* **Problem description**
Can you transcribe every entry word for word, skipping the images?

Source code of charts:
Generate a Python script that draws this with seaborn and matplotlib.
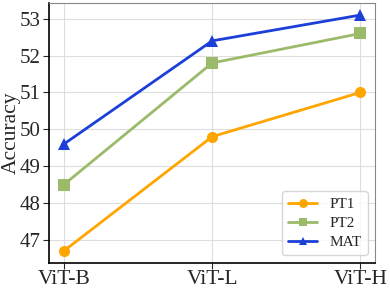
import numpy as np
import pandas as pd
import matplotlib
matplotlib.use("Agg")
import matplotlib.pyplot as plt
import seaborn as sns

# data
models = ["ViT-B", "ViT-L", "ViT-H"]
pt1 = [46.7, 49.8, 51.0]
pt2 = [48.5, 51.8, 52.6]
mat = [49.6, 52.4, 53.1]

sns.set_style("whitegrid", {"grid.color": "#dddddd"})
plt.rcParams['font.family'] = ['Liberation Serif', 'DejaVu Serif']

df = pd.DataFrame({"model": models * 3,
                   "acc": pt1 + pt2 + mat,
                   "method": ["PT1"] * 3 + ["PT2"] * 3 + ["MAT"] * 3})
df["x"] = np.tile(np.arange(len(models)), 3)

fig, ax = plt.subplots(figsize=(3.9, 2.9), dpi=100)
sns.lineplot(data=df, x="x", y="acc", hue="method", style="method",
             palette=["#FFA500", "#9BBB6B", "#1C3FD8"],
             markers=["o", "s", "^"], dashes=False, markersize=8,
             linewidth=2, markeredgewidth=0, ax=ax)

ax.set_xticks(range(len(models)))
ax.set_xticklabels(models, fontsize=15.5)
ax.set_xlim(-0.10, 2.10)
ax.set_ylim(46.37, 53.43)
ax.set_yticks(range(47, 54))
ax.tick_params(axis="y", labelsize=15, left=True, length=4, pad=2)
ax.tick_params(axis="x", bottom=True, length=4, pad=1)
ax.set_xlabel("")
ax.set_ylabel("Accuracy", fontsize=15.5)
ax.yaxis.set_label_coords(-0.088, 0.5)
for s in ["left", "bottom"]:
    ax.spines[s].set_color("black")
    ax.spines[s].set_linewidth(1.2)
for s in ["top", "right"]:
    ax.spines[s].set_color("#888888")

leg = ax.legend(loc="lower right", fontsize=11, frameon=True,
                handlelength=1.9, markerscale=0.8, borderaxespad=0.5,
                labelspacing=0.35)
leg.set_title(None)

plt.subplots_adjust(left=0.126, right=0.962, top=0.99, bottom=0.093)
plt.savefig("out.png", dpi=100)
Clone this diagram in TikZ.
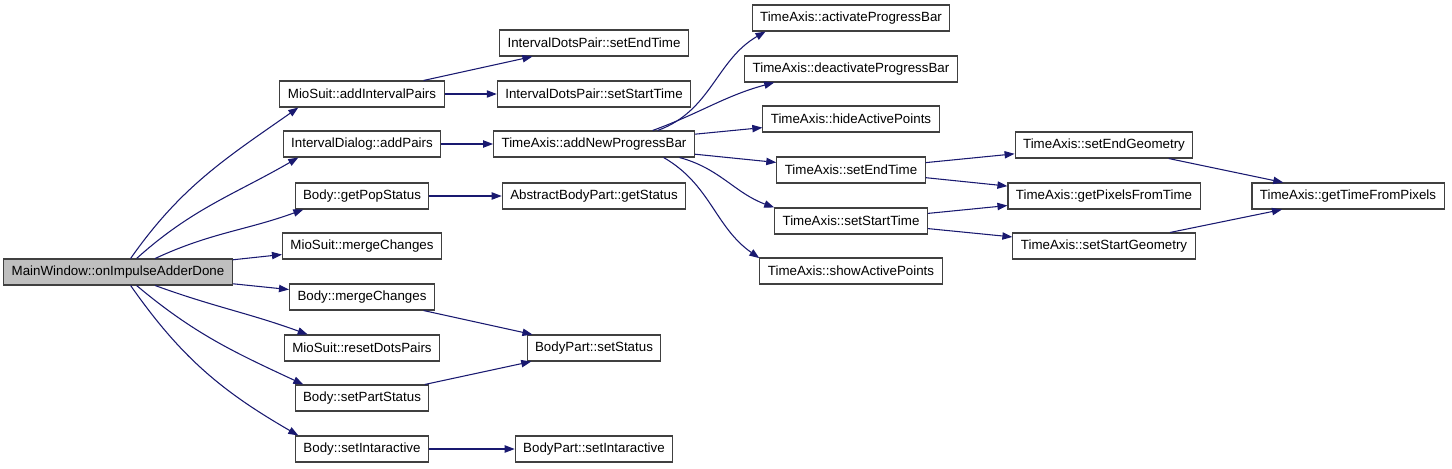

* **Written answer**
Generate a Python script that draws this with seaborn and matplotlib.
import numpy as np
import pandas as pd
import matplotlib
matplotlib.use("Agg")
import matplotlib.pyplot as plt
import seaborn as sns

# data
models = ["ViT-B", "ViT-L", "ViT-H"]
pt1 = [46.7, 49.8, 51.0]
pt2 = [48.5, 51.8, 52.6]
mat = [49.6, 52.4, 53.1]

sns.set_style("whitegrid", {"grid.color": "#dddddd"})
plt.rcParams['font.family'] = ['Liberation Serif', 'DejaVu Serif']

df = pd.DataFrame({"model": models * 3,
                   "acc": pt1 + pt2 + mat,
                   "method": ["PT1"] * 3 + ["PT2"] * 3 + ["MAT"] * 3})
df["x"] = np.tile(np.arange(len(models)), 3)

fig, ax = plt.subplots(figsize=(3.9, 2.9), dpi=100)
sns.lineplot(data=df, x="x", y="acc", hue="method", style="method",
             palette=["#FFA500", "#9BBB6B", "#1C3FD8"],
             markers=["o", "s", "^"], dashes=False, markersize=8,
             linewidth=2, markeredgewidth=0, ax=ax)

ax.set_xticks(range(len(models)))
ax.set_xticklabels(models, fontsize=15.5)
ax.set_xlim(-0.10, 2.10)
ax.set_ylim(46.37, 53.43)
ax.set_yticks(range(47, 54))
ax.tick_params(axis="y", labelsize=15, left=True, length=4, pad=2)
ax.tick_params(axis="x", bottom=True, length=4, pad=1)
ax.set_xlabel("")
ax.set_ylabel("Accuracy", fontsize=15.5)
ax.yaxis.set_label_coords(-0.088, 0.5)
for s in ["left", "bottom"]:
    ax.spines[s].set_color("black")
    ax.spines[s].set_linewidth(1.2)
for s in ["top", "right"]:
    ax.spines[s].set_color("#888888")

leg = ax.legend(loc="lower right", fontsize=11, frameon=True,
                handlelength=1.9, markerscale=0.8, borderaxespad=0.5,
                labelspacing=0.35)
leg.set_title(None)

plt.subplots_adjust(left=0.126, right=0.962, top=0.99, bottom=0.093)
plt.savefig("out.png", dpi=100)
Clone this diagram in TikZ.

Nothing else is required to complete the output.